### STATED PROBLEM
Output every line of the data exactly as it appears.

### DATA TO PROCESS
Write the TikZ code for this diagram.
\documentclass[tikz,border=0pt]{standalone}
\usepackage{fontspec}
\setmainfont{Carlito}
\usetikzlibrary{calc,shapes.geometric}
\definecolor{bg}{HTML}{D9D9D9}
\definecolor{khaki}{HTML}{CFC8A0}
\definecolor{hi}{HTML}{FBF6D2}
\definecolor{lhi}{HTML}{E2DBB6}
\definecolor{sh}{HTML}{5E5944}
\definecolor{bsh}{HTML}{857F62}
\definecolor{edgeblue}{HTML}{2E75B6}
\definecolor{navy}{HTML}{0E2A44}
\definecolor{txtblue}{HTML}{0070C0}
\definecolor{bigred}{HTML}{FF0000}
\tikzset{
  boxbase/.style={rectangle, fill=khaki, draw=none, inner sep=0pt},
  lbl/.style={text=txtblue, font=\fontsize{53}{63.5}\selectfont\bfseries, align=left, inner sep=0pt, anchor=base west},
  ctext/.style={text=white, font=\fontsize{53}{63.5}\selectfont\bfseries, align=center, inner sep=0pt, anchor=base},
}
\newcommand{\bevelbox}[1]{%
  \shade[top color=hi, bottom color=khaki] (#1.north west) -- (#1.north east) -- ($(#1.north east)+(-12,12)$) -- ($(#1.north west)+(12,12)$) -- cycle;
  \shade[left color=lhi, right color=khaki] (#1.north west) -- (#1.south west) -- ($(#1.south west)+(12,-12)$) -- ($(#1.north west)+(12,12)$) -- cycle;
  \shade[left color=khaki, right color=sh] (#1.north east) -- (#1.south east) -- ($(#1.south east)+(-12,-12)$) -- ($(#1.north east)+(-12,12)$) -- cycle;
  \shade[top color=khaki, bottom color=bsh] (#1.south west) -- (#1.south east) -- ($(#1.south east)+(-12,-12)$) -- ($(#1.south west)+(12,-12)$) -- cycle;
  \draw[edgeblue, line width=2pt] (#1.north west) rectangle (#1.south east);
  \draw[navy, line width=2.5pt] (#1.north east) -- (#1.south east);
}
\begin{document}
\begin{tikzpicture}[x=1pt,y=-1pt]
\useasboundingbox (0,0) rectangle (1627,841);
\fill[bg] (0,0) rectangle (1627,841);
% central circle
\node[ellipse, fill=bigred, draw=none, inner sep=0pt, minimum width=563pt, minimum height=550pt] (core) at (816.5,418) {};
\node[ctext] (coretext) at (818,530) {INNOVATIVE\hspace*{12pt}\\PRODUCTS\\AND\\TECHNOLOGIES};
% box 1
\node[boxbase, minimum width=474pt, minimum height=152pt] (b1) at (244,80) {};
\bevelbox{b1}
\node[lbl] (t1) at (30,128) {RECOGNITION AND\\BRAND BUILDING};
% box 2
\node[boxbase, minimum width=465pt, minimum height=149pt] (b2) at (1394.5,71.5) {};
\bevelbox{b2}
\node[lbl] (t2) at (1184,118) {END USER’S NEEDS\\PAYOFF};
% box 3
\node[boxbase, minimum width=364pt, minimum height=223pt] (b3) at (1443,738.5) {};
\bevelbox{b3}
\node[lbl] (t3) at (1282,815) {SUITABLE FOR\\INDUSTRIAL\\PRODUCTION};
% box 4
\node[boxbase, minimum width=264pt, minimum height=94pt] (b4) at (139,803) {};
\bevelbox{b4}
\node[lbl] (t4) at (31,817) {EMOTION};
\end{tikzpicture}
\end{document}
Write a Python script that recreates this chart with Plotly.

### RESPONSE TO THIS EXERCISE
Write the TikZ code for this diagram.
\documentclass[tikz,border=0pt]{standalone}
\usepackage{fontspec}
\setmainfont{Carlito}
\usetikzlibrary{calc,shapes.geometric}
\definecolor{bg}{HTML}{D9D9D9}
\definecolor{khaki}{HTML}{CFC8A0}
\definecolor{hi}{HTML}{FBF6D2}
\definecolor{lhi}{HTML}{E2DBB6}
\definecolor{sh}{HTML}{5E5944}
\definecolor{bsh}{HTML}{857F62}
\definecolor{edgeblue}{HTML}{2E75B6}
\definecolor{navy}{HTML}{0E2A44}
\definecolor{txtblue}{HTML}{0070C0}
\definecolor{bigred}{HTML}{FF0000}
\tikzset{
  boxbase/.style={rectangle, fill=khaki, draw=none, inner sep=0pt},
  lbl/.style={text=txtblue, font=\fontsize{53}{63.5}\selectfont\bfseries, align=left, inner sep=0pt, anchor=base west},
  ctext/.style={text=white, font=\fontsize{53}{63.5}\selectfont\bfseries, align=center, inner sep=0pt, anchor=base},
}
\newcommand{\bevelbox}[1]{%
  \shade[top color=hi, bottom color=khaki] (#1.north west) -- (#1.north east) -- ($(#1.north east)+(-12,12)$) -- ($(#1.north west)+(12,12)$) -- cycle;
  \shade[left color=lhi, right color=khaki] (#1.north west) -- (#1.south west) -- ($(#1.south west)+(12,-12)$) -- ($(#1.north west)+(12,12)$) -- cycle;
  \shade[left color=khaki, right color=sh] (#1.north east) -- (#1.south east) -- ($(#1.south east)+(-12,-12)$) -- ($(#1.north east)+(-12,12)$) -- cycle;
  \shade[top color=khaki, bottom color=bsh] (#1.south west) -- (#1.south east) -- ($(#1.south east)+(-12,-12)$) -- ($(#1.south west)+(12,-12)$) -- cycle;
  \draw[edgeblue, line width=2pt] (#1.north west) rectangle (#1.south east);
  \draw[navy, line width=2.5pt] (#1.north east) -- (#1.south east);
}
\begin{document}
\begin{tikzpicture}[x=1pt,y=-1pt]
\useasboundingbox (0,0) rectangle (1627,841);
\fill[bg] (0,0) rectangle (1627,841);
% central circle
\node[ellipse, fill=bigred, draw=none, inner sep=0pt, minimum width=563pt, minimum height=550pt] (core) at (816.5,418) {};
\node[ctext] (coretext) at (818,530) {INNOVATIVE\hspace*{12pt}\\PRODUCTS\\AND\\TECHNOLOGIES};
% box 1
\node[boxbase, minimum width=474pt, minimum height=152pt] (b1) at (244,80) {};
\bevelbox{b1}
\node[lbl] (t1) at (30,128) {RECOGNITION AND\\BRAND BUILDING};
% box 2
\node[boxbase, minimum width=465pt, minimum height=149pt] (b2) at (1394.5,71.5) {};
\bevelbox{b2}
\node[lbl] (t2) at (1184,118) {END USER’S NEEDS\\PAYOFF};
% box 3
\node[boxbase, minimum width=364pt, minimum height=223pt] (b3) at (1443,738.5) {};
\bevelbox{b3}
\node[lbl] (t3) at (1282,815) {SUITABLE FOR\\INDUSTRIAL\\PRODUCTION};
% box 4
\node[boxbase, minimum width=264pt, minimum height=94pt] (b4) at (139,803) {};
\bevelbox{b4}
\node[lbl] (t4) at (31,817) {EMOTION};
\end{tikzpicture}
\end{document}
Write a Python script that recreates this chart with Plotly.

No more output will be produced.